= Dataset extract =
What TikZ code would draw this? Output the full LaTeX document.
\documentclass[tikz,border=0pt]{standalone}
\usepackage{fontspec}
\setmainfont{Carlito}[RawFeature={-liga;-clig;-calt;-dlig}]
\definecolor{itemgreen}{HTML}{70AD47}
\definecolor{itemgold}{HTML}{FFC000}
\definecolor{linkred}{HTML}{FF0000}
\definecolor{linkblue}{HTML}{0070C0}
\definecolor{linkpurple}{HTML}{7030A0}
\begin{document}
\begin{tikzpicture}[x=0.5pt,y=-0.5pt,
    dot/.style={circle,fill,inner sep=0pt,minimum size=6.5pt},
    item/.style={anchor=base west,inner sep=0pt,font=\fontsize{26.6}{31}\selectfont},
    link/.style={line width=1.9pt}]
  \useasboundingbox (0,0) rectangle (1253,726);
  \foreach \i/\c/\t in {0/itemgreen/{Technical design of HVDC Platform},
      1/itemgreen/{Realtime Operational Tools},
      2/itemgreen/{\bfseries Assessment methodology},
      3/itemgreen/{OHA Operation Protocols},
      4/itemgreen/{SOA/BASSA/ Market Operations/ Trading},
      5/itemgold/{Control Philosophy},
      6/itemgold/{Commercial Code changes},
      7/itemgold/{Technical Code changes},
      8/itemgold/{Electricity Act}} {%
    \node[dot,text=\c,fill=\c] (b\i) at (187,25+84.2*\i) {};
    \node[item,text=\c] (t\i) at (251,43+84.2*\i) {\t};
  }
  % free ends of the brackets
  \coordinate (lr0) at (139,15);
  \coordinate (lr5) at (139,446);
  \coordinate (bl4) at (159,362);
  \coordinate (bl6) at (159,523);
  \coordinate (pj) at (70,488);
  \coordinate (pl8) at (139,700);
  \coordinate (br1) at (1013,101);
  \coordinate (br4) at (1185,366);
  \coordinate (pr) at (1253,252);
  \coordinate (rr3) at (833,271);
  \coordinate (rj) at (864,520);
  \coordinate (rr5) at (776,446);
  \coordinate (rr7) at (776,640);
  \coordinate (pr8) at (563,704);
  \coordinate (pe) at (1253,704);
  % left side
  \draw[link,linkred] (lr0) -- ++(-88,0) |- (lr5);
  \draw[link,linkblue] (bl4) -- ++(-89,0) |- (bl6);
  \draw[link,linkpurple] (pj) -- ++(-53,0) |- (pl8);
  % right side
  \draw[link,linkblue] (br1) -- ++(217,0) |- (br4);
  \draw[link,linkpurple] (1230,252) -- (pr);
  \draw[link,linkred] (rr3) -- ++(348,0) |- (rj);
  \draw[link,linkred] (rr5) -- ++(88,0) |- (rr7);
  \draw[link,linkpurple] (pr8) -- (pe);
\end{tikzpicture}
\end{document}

--

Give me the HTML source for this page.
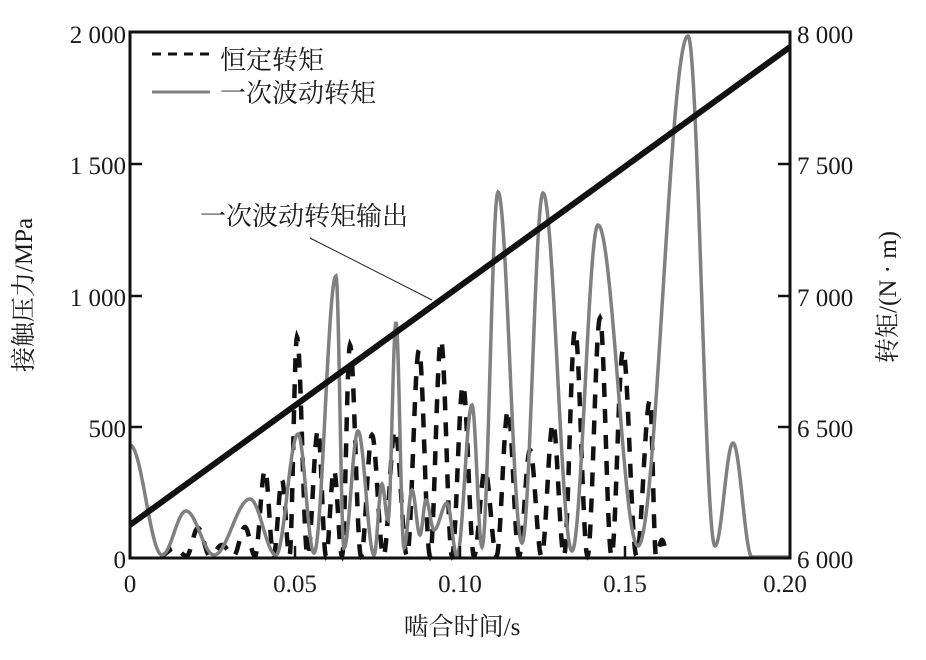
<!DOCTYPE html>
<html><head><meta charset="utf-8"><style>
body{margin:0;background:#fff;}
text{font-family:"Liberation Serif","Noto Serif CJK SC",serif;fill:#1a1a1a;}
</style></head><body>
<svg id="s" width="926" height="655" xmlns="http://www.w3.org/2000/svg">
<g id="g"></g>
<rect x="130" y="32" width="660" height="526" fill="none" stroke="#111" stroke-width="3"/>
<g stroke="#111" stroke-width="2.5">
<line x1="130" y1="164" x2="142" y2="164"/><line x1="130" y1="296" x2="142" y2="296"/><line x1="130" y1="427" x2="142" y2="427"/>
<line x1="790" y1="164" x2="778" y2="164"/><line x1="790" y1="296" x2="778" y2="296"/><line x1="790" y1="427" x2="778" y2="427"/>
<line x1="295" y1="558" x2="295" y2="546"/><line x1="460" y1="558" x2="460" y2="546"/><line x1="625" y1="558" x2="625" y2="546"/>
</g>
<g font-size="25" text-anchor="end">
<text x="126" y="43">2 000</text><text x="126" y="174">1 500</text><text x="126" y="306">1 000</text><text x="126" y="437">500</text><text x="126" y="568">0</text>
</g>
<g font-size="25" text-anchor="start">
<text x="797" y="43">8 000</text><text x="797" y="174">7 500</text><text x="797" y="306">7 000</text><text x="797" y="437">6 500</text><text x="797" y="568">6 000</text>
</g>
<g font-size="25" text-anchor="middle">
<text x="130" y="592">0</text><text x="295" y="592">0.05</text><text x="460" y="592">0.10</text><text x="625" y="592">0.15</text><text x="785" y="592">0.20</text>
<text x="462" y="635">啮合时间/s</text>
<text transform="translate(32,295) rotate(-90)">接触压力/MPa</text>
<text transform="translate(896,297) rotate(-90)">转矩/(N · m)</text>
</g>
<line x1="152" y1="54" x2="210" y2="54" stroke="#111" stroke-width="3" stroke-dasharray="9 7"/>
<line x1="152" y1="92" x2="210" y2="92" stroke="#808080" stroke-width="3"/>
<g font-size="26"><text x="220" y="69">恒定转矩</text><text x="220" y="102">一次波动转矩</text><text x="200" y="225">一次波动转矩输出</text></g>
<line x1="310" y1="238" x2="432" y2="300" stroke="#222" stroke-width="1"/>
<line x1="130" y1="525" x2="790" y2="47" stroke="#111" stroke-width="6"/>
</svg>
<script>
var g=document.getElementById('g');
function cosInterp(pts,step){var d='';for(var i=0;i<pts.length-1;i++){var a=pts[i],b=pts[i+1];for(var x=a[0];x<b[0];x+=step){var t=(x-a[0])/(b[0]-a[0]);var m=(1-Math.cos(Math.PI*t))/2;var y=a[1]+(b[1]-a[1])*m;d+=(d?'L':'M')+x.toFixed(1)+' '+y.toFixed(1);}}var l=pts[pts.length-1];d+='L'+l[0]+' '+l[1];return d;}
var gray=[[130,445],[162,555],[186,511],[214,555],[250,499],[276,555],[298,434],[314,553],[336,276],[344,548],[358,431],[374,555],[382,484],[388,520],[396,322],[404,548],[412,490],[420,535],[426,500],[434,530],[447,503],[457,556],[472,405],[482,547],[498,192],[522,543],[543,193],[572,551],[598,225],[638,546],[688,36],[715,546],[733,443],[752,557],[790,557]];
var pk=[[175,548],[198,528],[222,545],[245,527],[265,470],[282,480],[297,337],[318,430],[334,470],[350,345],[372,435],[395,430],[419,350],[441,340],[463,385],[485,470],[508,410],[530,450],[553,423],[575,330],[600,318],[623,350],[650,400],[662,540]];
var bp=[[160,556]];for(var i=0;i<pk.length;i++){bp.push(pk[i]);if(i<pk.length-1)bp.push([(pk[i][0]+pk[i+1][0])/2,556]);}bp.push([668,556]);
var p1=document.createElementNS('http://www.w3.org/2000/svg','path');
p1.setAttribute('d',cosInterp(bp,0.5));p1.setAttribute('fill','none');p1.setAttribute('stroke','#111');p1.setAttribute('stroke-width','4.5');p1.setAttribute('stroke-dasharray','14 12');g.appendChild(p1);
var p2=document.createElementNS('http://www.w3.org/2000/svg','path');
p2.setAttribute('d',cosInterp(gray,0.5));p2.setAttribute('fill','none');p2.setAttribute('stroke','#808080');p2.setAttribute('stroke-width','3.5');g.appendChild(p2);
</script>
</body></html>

==

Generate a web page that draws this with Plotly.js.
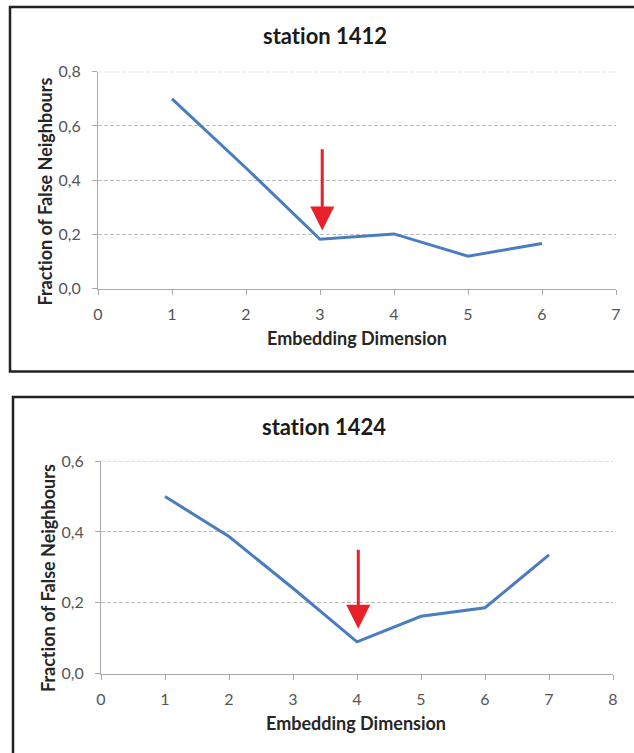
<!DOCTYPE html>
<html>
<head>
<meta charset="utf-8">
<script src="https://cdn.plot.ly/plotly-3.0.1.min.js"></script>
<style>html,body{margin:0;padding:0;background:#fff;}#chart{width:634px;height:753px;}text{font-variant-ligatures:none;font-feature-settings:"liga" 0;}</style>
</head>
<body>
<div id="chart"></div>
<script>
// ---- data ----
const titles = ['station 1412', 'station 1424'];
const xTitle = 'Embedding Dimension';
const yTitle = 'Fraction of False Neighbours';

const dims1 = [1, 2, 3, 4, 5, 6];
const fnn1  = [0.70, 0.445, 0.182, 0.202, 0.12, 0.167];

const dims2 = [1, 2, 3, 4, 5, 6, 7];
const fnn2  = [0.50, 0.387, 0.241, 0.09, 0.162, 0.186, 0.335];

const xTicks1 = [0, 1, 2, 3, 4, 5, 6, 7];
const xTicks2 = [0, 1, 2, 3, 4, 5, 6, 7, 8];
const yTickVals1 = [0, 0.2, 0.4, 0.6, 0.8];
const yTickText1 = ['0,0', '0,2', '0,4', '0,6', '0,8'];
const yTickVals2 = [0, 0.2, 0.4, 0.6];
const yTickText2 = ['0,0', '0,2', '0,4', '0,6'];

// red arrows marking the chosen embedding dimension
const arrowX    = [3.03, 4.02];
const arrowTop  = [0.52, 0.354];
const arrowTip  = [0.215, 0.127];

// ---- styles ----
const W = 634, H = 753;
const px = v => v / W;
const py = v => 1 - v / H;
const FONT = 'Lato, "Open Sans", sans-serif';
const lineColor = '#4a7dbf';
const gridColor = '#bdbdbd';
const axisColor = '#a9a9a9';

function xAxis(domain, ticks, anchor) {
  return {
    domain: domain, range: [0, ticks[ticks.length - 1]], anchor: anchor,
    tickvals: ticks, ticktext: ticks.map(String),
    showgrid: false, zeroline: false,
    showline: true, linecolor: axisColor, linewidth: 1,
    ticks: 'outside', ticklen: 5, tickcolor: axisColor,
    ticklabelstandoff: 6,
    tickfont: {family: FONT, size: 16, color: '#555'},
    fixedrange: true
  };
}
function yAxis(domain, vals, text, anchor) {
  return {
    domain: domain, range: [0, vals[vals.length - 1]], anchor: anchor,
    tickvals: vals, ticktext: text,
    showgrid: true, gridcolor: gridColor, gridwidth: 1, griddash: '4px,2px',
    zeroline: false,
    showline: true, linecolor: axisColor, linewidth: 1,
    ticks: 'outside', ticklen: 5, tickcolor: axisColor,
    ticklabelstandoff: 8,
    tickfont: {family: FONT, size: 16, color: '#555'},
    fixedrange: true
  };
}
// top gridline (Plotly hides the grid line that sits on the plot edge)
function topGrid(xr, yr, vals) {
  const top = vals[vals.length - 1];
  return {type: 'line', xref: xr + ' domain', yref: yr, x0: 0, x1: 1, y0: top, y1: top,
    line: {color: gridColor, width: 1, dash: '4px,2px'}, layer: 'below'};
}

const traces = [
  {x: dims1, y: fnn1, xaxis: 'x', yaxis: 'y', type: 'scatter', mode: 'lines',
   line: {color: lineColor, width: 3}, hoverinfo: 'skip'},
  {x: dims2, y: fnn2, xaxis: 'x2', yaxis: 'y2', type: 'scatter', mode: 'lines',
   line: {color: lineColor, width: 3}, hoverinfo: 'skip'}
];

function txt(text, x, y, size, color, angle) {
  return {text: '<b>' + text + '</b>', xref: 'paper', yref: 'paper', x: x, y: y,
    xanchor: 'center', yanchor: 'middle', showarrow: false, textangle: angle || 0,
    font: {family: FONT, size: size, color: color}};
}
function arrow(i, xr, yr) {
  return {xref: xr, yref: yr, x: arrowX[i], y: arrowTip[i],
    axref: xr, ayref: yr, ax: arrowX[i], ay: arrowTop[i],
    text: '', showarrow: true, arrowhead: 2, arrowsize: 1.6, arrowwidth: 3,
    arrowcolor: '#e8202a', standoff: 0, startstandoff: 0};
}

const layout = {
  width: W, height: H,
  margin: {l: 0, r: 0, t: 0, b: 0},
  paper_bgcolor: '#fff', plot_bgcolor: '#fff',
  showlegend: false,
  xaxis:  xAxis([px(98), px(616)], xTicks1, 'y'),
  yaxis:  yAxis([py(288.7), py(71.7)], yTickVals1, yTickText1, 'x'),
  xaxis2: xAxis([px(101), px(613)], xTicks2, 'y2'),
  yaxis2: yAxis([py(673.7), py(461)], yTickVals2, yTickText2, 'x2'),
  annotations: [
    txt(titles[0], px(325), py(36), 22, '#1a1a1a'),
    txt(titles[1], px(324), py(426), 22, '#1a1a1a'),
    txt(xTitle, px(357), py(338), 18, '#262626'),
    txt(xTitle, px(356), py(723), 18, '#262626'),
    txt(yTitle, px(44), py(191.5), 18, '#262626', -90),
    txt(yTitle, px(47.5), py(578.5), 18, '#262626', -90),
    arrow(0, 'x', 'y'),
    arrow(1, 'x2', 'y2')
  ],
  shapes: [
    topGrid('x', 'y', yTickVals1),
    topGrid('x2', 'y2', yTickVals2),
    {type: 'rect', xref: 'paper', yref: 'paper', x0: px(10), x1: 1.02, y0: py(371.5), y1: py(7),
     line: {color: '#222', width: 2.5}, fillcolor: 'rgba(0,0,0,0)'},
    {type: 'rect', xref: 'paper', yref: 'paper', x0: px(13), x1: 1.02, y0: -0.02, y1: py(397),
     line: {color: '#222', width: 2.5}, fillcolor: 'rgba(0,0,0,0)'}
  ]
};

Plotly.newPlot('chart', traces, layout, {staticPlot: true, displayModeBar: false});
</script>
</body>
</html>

= Task details =
Write out the lines from the one containing "Generate a web" down to the one containing "const axisColor = '#a9a9a9';", both included, exactly as they appear. Leave out any pictures.

= The response =
Generate a web page that draws this with Plotly.js.
<!DOCTYPE html>
<html>
<head>
<meta charset="utf-8">
<script src="https://cdn.plot.ly/plotly-3.0.1.min.js"></script>
<style>html,body{margin:0;padding:0;background:#fff;}#chart{width:634px;height:753px;}text{font-variant-ligatures:none;font-feature-settings:"liga" 0;}</style>
</head>
<body>
<div id="chart"></div>
<script>
// ---- data ----
const titles = ['station 1412', 'station 1424'];
const xTitle = 'Embedding Dimension';
const yTitle = 'Fraction of False Neighbours';

const dims1 = [1, 2, 3, 4, 5, 6];
const fnn1  = [0.70, 0.445, 0.182, 0.202, 0.12, 0.167];

const dims2 = [1, 2, 3, 4, 5, 6, 7];
const fnn2  = [0.50, 0.387, 0.241, 0.09, 0.162, 0.186, 0.335];

const xTicks1 = [0, 1, 2, 3, 4, 5, 6, 7];
const xTicks2 = [0, 1, 2, 3, 4, 5, 6, 7, 8];
const yTickVals1 = [0, 0.2, 0.4, 0.6, 0.8];
const yTickText1 = ['0,0', '0,2', '0,4', '0,6', '0,8'];
const yTickVals2 = [0, 0.2, 0.4, 0.6];
const yTickText2 = ['0,0', '0,2', '0,4', '0,6'];

// red arrows marking the chosen embedding dimension
const arrowX    = [3.03, 4.02];
const arrowTop  = [0.52, 0.354];
const arrowTip  = [0.215, 0.127];

// ---- styles ----
const W = 634, H = 753;
const px = v => v / W;
const py = v => 1 - v / H;
const FONT = 'Lato, "Open Sans", sans-serif';
const lineColor = '#4a7dbf';
const gridColor = '#bdbdbd';
const axisColor = '#a9a9a9';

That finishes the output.